**SET TASK**
Nothing after the line with "fig = plt.figure(figsize=(7.10, 3.36), dpi=100)" belongs in the copy; extract the lines below from the top through that line, pictures left out.

**** RECORDS FOR THIS TASK

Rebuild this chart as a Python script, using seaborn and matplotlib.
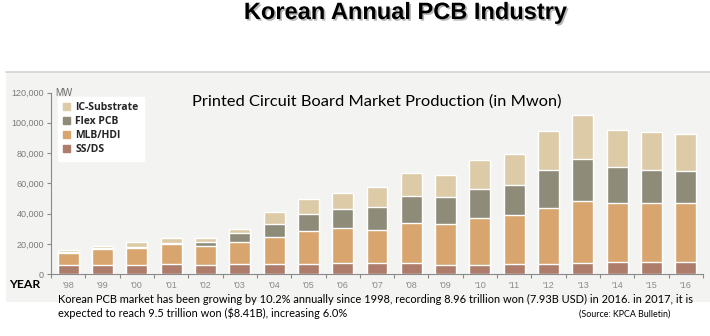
import numpy as np
import pandas as pd
import matplotlib
matplotlib.use("Agg")
import matplotlib.pyplot as plt
import matplotlib.patches as mpatches
import matplotlib.patheffects as pe
from matplotlib.ticker import FuncFormatter, FixedLocator
import seaborn as sns

years = ["'98", "'99", "'00", "'01", "'02", "'03", "'04", "'05", "'06", "'07",
         "'08", "'09", "'10", "'11", "'12", "'13", "'14", "'15", "'16"]
ss_ds = [6000, 6000, 6000, 6600, 5900, 6600, 6600, 6600, 7700, 7300,
         7500, 6400, 6400, 6600, 7000, 7300, 8100, 8400, 8400]
mlb_hdi = [8300, 10500, 11600, 13200, 13000, 14900, 18200, 21800, 22600, 22000,
           26600, 26600, 31000, 32600, 37000, 41100, 39200, 38900, 38700]
flex_pcb = [600, 1100, 600, 1100, 2600, 5500, 8200, 11200, 12600, 15100,
            17400, 17800, 19100, 19500, 24900, 27500, 23500, 21800, 21300]
ic_sub = [900, 900, 3100, 3300, 2700, 3100, 8300, 9900, 11000, 13000,
          15400, 14500, 19000, 20700, 25500, 29000, 24700, 24800, 24400]

series_names = ["SS/DS", "MLB/HDI", "Flex PCB", "IC-Substrate"]
colors = {"SS/DS": "#ad7c6a", "MLB/HDI": "#d8a56f", "Flex PCB": "#8f8b79", "IC-Substrate": "#dccba6"}

df = pd.DataFrame({"year": years, "SS/DS": ss_ds, "MLB/HDI": mlb_hdi,
                   "Flex PCB": flex_pcb, "IC-Substrate": ic_sub})
cum = df[series_names].cumsum(axis=1)
cum["year"] = df["year"]

sns.set_style("white")
fig = plt.figure(figsize=(7.10, 3.36), dpi=100)

# scanned-chart background band
bg = mpatches.Rectangle((6/710, 1-302/336), 704/710, 230/336,
                        transform=fig.transFigure, facecolor="#f3f3f1",
                        edgecolor="none", zorder=-5)
fig.add_artist(bg)
fig.add_artist(plt.Line2D([6/710, 1], [1-72/336, 1-72/336], transform=fig.transFigure,
                          color="#d2d2d2", lw=1.2, zorder=-4))

ax = fig.add_axes([51/710, 1-274.3/336, (703-51)/710, (274.3-92.5)/336])
ax.set_facecolor("none")

for name in reversed(series_names):
    sns.barplot(data=cum, x="year", y=name, color=colors[name], width=0.61,
                saturation=1, ax=ax, zorder=2)

ax.set_ylim(0, 120000)
ax.set_xlim(-0.5, len(years) - 0.5)
ax.set_xlabel("")
ax.set_ylabel("")
ax.set_yticks(np.arange(0, 120001, 20000))
ax.yaxis.set_major_formatter(FuncFormatter(lambda v, p: f"{int(v):,}"))
ax.xaxis.set_ticks_position("bottom")
ax.tick_params(axis="y", length=3, width=0.8, color="#8a8a8a", labelsize=6.5,
               labelcolor="#7a7a7a", pad=2, left=True)
ax.tick_params(axis="x", which="major", length=0, labelsize=6.5, labelcolor="#8a8a8a",
               pad=5, labelbottom=True, labeltop=False)
ax.xaxis.set_minor_locator(FixedLocator(np.arange(-0.5, len(years), 1.0)))
ax.tick_params(axis="x", which="minor", length=3, width=0.8, color="#8a8a8a", bottom=True)
for t in ax.get_yticklabels() + ax.get_xticklabels():
    t.set_fontfamily("Liberation Sans")
sns.despine(ax=ax)
for s in ["left", "bottom"]:
    ax.spines[s].set_color("#8a8a8a")
    ax.spines[s].set_linewidth(0.8)

ax.text(0.006, 120000, "MW", transform=ax.get_yaxis_transform(), ha="left", va="center",
        fontsize=7, color="#6a6a6a", family="Liberation Sans")

handles = [mpatches.Patch(color=colors[n], label=n) for n in reversed(series_names)]
leg = ax.legend(handles=handles, loc="upper left", bbox_to_anchor=(0.002, 1.005),
                frameon=True, fancybox=False, framealpha=1, edgecolor="white",
                handlelength=0.7, handleheight=0.7, handletextpad=0.5,
                labelspacing=0.3, borderpad=0.5,
                prop={"family": "Open Sans", "weight": "bold", "size": 7.5})
leg.get_frame().set_facecolor("white")

fig.text(406/710, 1-12.5/336, "Korean Annual PCB Industry", ha="center", va="center",
         fontsize=17, fontweight="bold", family="Liberation Sans", color="black",
         path_effects=[pe.withSimplePatchShadow(offset=(1.2, -1.2), shadow_rgbFace="#888888", alpha=0.6)])

fig.text(377/710, 1-101.5/336, "Printed Circuit Board Market Production (in Mwon)",
         ha="center", va="center", fontsize=11.8, family="Lato", color="black")

fig.text(9/710, 1-285/336, "YEAR", ha="left", va="center", fontsize=8.8,
         fontweight="bold", family="Lato", color="black")

fig.text(58/710, 1-299/336,
         "Korean PCB market has been growing by 10.2% annually since 1998, recording 8.96 trillion won (7.93B USD) in 2016. in 2017, it is",
         ha="left", va="center", fontsize=7.9, family="Lato", color="black")
fig.text(58/710, 1-313/336,
         "expected to reach 9.5 trillion won ($8.41B), increasing 6.0%",
         ha="left", va="center", fontsize=7.9, family="Lato", color="black")
fig.text(625/710, 1-314/336, "(Source: KPCA Bulletin)", ha="center", va="center",
         fontsize=6.4, family="Lato", color="black")

fig.savefig("out.png", dpi=100)
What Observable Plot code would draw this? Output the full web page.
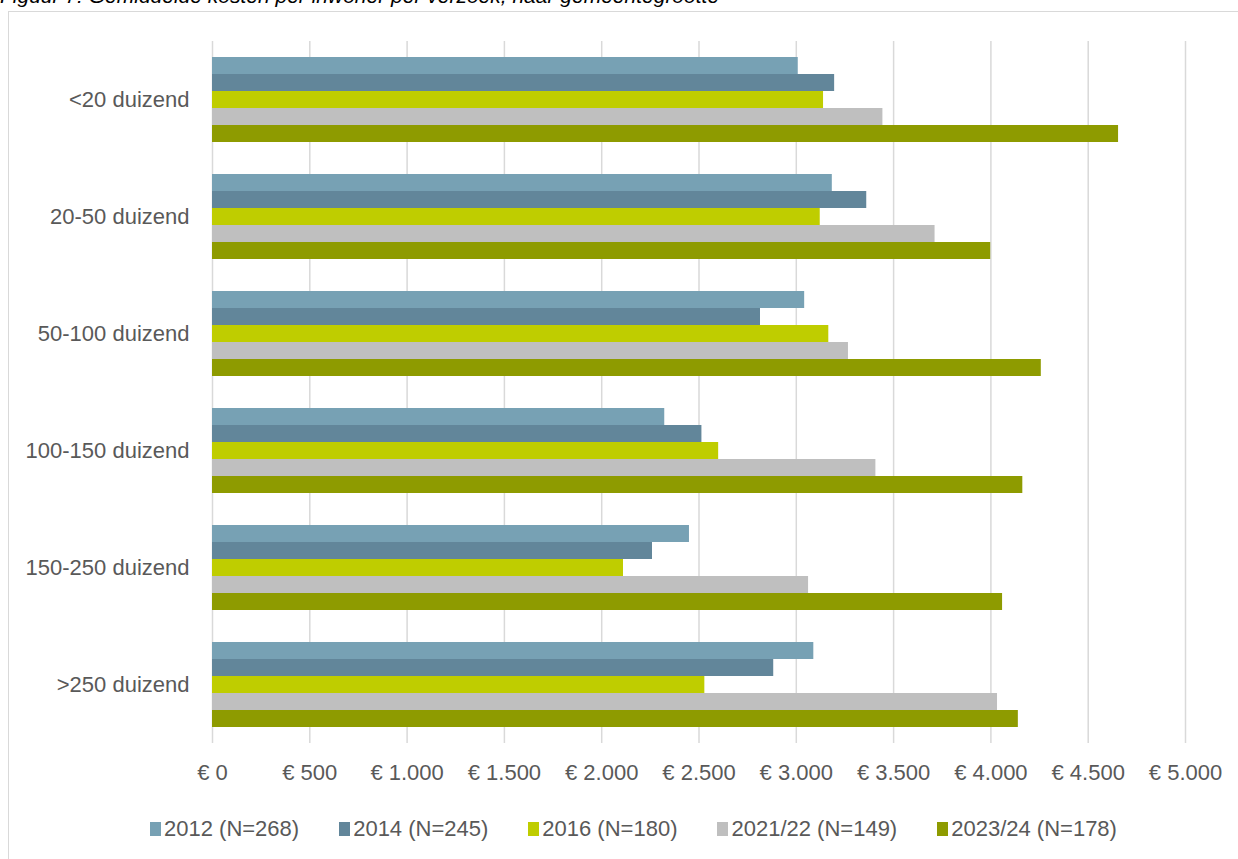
<!DOCTYPE html>
<html>
<head>
<meta charset="utf-8">
<script src="https://cdn.jsdelivr.net/npm/d3@7"></script>
<script src="https://cdn.jsdelivr.net/npm/@observablehq/plot@0.6"></script>
<style>
  html, body { margin: 0; padding: 0; background: #fff; overflow: hidden; }
  #page { position: relative; width: 1238px; height: 859px; overflow: hidden; font-family: "Liberation Sans", Arial, sans-serif; }
  #title { position: absolute; left: 0px; top: -15px; font-size: 21px; line-height: 21px; font-style: italic; color: #000; white-space: nowrap; }
  #frame { position: absolute; left: 8px; top: 11px; width: 1300px; height: 900px; border-left: 1px solid #d9d9d9; border-top: 1px solid #d9d9d9; }
  #chart { position: absolute; left: 0; top: 0; }
  #legend { position: absolute; left: 150px; top: 816px; display: flex; gap: 40px; font-size: 22px; color: #595959; white-space: nowrap; }
  .item { display: flex; align-items: center; }
  .sw { width: 11px; height: 14px; margin-right: 3px; }
</style>
</head>
<body>
<div id="page">
  <div id="title">Figuur 7: Gemiddelde kosten per inwoner per verzoek, naar gemeentegrootte</div>
  <div id="frame"></div>
  <div id="chart"></div>
  <div id="legend"></div>
</div>
<script>
const categories = ["<20 duizend", "20-50 duizend", "50-100 duizend", "100-150 duizend", "150-250 duizend", ">250 duizend"];
const seriesNames = ["2012 (N=268)", "2014 (N=245)", "2016 (N=180)", "2021/22 (N=149)", "2023/24 (N=178)"];
const v2012 = [3010, 3185, 3043, 2324, 2451, 3090];
const v2014 = [3197, 3362, 2816, 2515, 2261, 2884];
const v2016 = [3140, 3123, 3167, 2601, 2112, 2530];
const v2122 = [3445, 3713, 3268, 3409, 3063, 4034];
const v2324 = [4656, 3999, 4259, 4164, 4060, 4141];
const seriesColors = ["#77A1B4", "#62869A", "#BFCD00", "#BFBFBF", "#8E9B00"];
const xTicks = [0, 500, 1000, 1500, 2000, 2500, 3000, 3500, 4000, 4500, 5000];

const valueSets = [v2012, v2014, v2016, v2122, v2324];
const data = [];
categories.forEach((c, i) => {
  seriesNames.forEach((s, j) => {
    data.push({cat: c, series: s, value: valueSets[j][i]});
  });
});

const fmt = d => "€ " + d3.format(",")(d).replace(/,/g, ".");

const chart = Plot.plot({
  width: 1238,
  height: 790,
  marginLeft: 212,
  marginRight: 53,
  marginTop: 39,
  marginBottom: 46,
  style: {fontFamily: "'Liberation Sans', Arial, sans-serif", fontSize: "22px", color: "#595959", background: "transparent"},
  x: {domain: [0, 5000], ticks: xTicks, tickFormat: fmt, tickSize: 0, tickPadding: 21, label: null},
  y: {domain: seriesNames, axis: null, paddingInner: 0, paddingOuter: 0.9},
  fy: {domain: categories, padding: 0, label: null, tickSize: 0, tickPadding: 23},
  color: {domain: seriesNames, range: seriesColors},
  marks: [
    Plot.ruleX(xTicks, {stroke: "#d9d9d9", strokeWidth: 1.5}),
    Plot.barX(data, {x: "value", y: "series", fy: "cat", fill: "series"})
  ]
});
document.getElementById("chart").appendChild(chart);

const legend = document.getElementById("legend");
seriesNames.forEach((s, i) => {
  const it = document.createElement("div");
  it.className = "item";
  const sw = document.createElement("span");
  sw.className = "sw";
  sw.style.background = seriesColors[i];
  const t = document.createElement("span");
  t.textContent = s;
  it.appendChild(sw);
  it.appendChild(t);
  legend.appendChild(it);
});
</script>
</body>
</html>
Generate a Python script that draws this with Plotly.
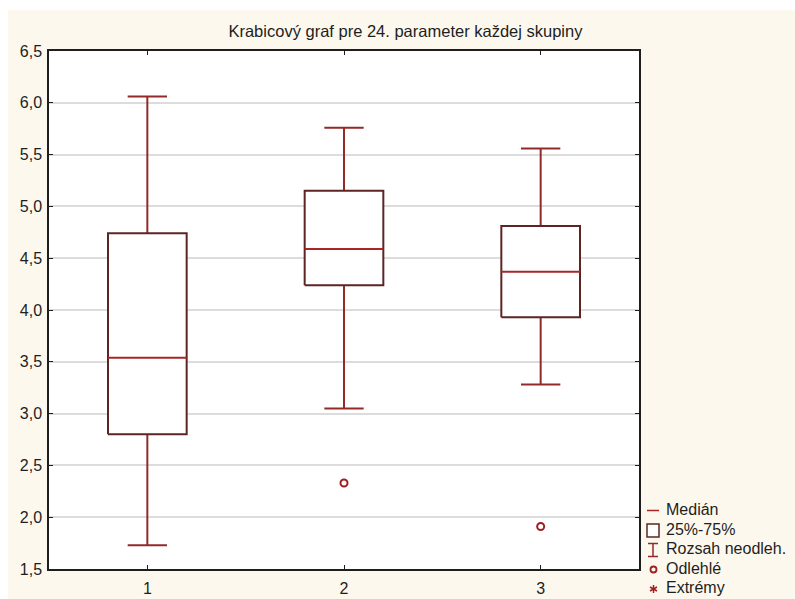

********

**OUTPUT FOR THIS EXERCISE**
Rebuild this chart as a Python script, using seaborn and matplotlib.
import numpy as np
import pandas as pd
import matplotlib
matplotlib.use("Agg")
import matplotlib.pyplot as plt
import matplotlib.patches as mpatches
import matplotlib.patheffects as pe
from matplotlib.ticker import FuncFormatter, FixedLocator
import seaborn as sns

years = ["'98", "'99", "'00", "'01", "'02", "'03", "'04", "'05", "'06", "'07",
         "'08", "'09", "'10", "'11", "'12", "'13", "'14", "'15", "'16"]
ss_ds = [6000, 6000, 6000, 6600, 5900, 6600, 6600, 6600, 7700, 7300,
         7500, 6400, 6400, 6600, 7000, 7300, 8100, 8400, 8400]
mlb_hdi = [8300, 10500, 11600, 13200, 13000, 14900, 18200, 21800, 22600, 22000,
           26600, 26600, 31000, 32600, 37000, 41100, 39200, 38900, 38700]
flex_pcb = [600, 1100, 600, 1100, 2600, 5500, 8200, 11200, 12600, 15100,
            17400, 17800, 19100, 19500, 24900, 27500, 23500, 21800, 21300]
ic_sub = [900, 900, 3100, 3300, 2700, 3100, 8300, 9900, 11000, 13000,
          15400, 14500, 19000, 20700, 25500, 29000, 24700, 24800, 24400]

series_names = ["SS/DS", "MLB/HDI", "Flex PCB", "IC-Substrate"]
colors = {"SS/DS": "#ad7c6a", "MLB/HDI": "#d8a56f", "Flex PCB": "#8f8b79", "IC-Substrate": "#dccba6"}

df = pd.DataFrame({"year": years, "SS/DS": ss_ds, "MLB/HDI": mlb_hdi,
                   "Flex PCB": flex_pcb, "IC-Substrate": ic_sub})
cum = df[series_names].cumsum(axis=1)
cum["year"] = df["year"]

sns.set_style("white")
fig = plt.figure(figsize=(7.10, 3.36), dpi=100)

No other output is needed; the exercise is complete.